The second day we left the bush camp bright and early as usual, and headed towards Barreal.  Until the sun came up it was very cold.  It isn't the first time it has been cold though, and I am sure it will not be the last time either.  The day started with a long descent and people easily reached speeds of 60km/h just freewheeling down the mountain.  When we reached the bottom and cycled along the valley it was like being in heaven.  Wild horses, lush green forests and snow capped mountains were everywhere.  Further along the valley there was a sign indicating there were some rock formations, so Eric (a Dutch guy) and I decided to take a look.  When we got to the bottom of the rock face we decided to climb to the top but we soon realised it was a mistake as the rock was loose and fell away in our hands.  By the time we reached the top we were exhausted and decided that we would need to find a better way back down the rock face.  In the end we had to circumnavigate the face, and it took us over an hour and a half to get back to our bikes.  Luckily noone had decided to ride off with them, and we cycled back to camp at a leisurely pace.  Later in the evening we arrranged to do a winetasting session at a vineyard that had only recently opened.  Despite the wines being young they tasted great and had even won a couple of awards.  The wine was accompanied by lots of delicious cheeses and chocolates and it was a great end to a great day.

Gorgeous scenery
The rock formation we climbed up but couldn't get down
Winetasting at a newly opened vineyard

The third day was mostly dirt road and it was very bumpy.  For around 10km on the paved section at the beginning of the day, we managed to draft behind a truck going at 35km/h and the driver gave a thumbs up in the mirror to let us know that he knew we were following him.  Once we hit the gravel/ dirt section it was impssible to keep up with him, so we had to start working again.  By lunchtime my back was aching a lot from all the bumps and I was happy to take a break.  After lunch we had another section of gravel/dirt and then suddenly the road switched to a paved section that was so smooth it felt like the bike was just hovering in the air.  The road was also going downhill, and within a few minutes I was whizzing along at 80km/h and loving every minute of it.  The whole remainder of the ride was downhill and it was 20km shorter than the riders notes had mentioned, which was a pleasant surprise.

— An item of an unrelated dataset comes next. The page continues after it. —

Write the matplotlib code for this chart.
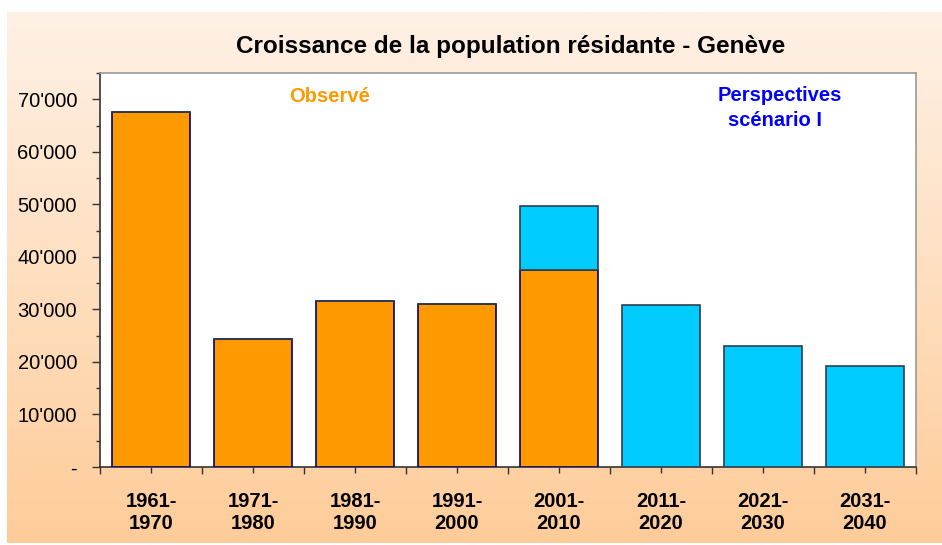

The fourth day was another section with a fair amount of climbing.  The road passes from Uspallata to the border with Chile and over 1,800 trucks a day use the road to ferry goods across the border.  The ride was only meant to be short - around 70km, but after 41km one of the tour leaders passed me in the pickup and told me the police had stopped him and told him that we are not allowed to cycle any further on the road and that I needed to get in the pickup with him and be driven up to the hostel.  I was the lucky one, because the other riders behind had to wait for hours in the cold for the big truck to go back and get them, whilst I was able to stay nice and warm in the hostel.  It was a shame that the police decided not to let us continue, but I could also understand their concerns as there were a lot of trucks, and one passed me so close I had to get off the road.  The tour truck was just behind that truck and managed to get a photo of it passing me.  It looked too damn close for my liking.

We spent the evening chilling in the hostel, and then the manager to decided to torture us with several hours of his karaoke singing.  Then it was time for bed.  The plan the next day was to bike 20km to the border and then all cross the border together, but when we woke up we found that the border was closed due to snow on the Chilean side.  The border guys thought that it would take about 4 hours for the Chileans to clear the snow and for the border to be reopened.  In the meantime we just had to chill in the hostel and hope that we didn't get tortured by yet more karaoke.  Around 11am we got the news that the border was reopened and the tour leaders decided that they would drive us all from the hostel to the border in 2 groups rather than to cycle there, in order to avoid any further issues with the Argentinian police.  I was in the first group to get trucked to the border and when we got there we were warned it would take ages to get through the immigration control and all the checks.  In the end it took us all as a group around 5 hours to get through all the controls.  The main reason for all the checks is to prevent people bringing in plant and vegetable products to Chile.  They are very serious about this and confiscated all our fresh food.  They even had sniffer dogs not for drugs but for fresh fruit and vegetables.

Once we got over the border it was time to start the cycling.  The temperature was 1 degree above freezing and it was snowing so we wore as many clothes as we had available, and prepared ourselves to still be cold.  The descent is around 20km during which time you lose around 2,500m in height.  It would have been a lovely fast descent with lots of nice switchbacks, but due to the earlier border closure and the backlog of lorries, combined with the icy cold conditions, it was a very slow cautious descent stuck most of the time behind crawling lorries.  Towards the bottom of the descent the lorries seemed to be pulling off the road and stopping left right and centre, and I figured they were having some kind of issues with their air brakes caused by the constant braking.  After the initial steep downhill section we had to continue about another 40km on a gradual descent towards San Felipe where a bus was waiting take us the rest of the way to Santiago.  It was during this gradual descent that a dog decided to try and bite my back tire whilst passing it at 45km/h. It missed by just a few inches thankfully, otherwise that could have ended in a nasty mess for both me and the dog.

Snowy bike

Once we reached San Felipe we got on the bus and headed full speed towards Santiago de Chile.  By the time we reached Santiago it was early evening.  And here we are, 2 days on still enjoying this lively city.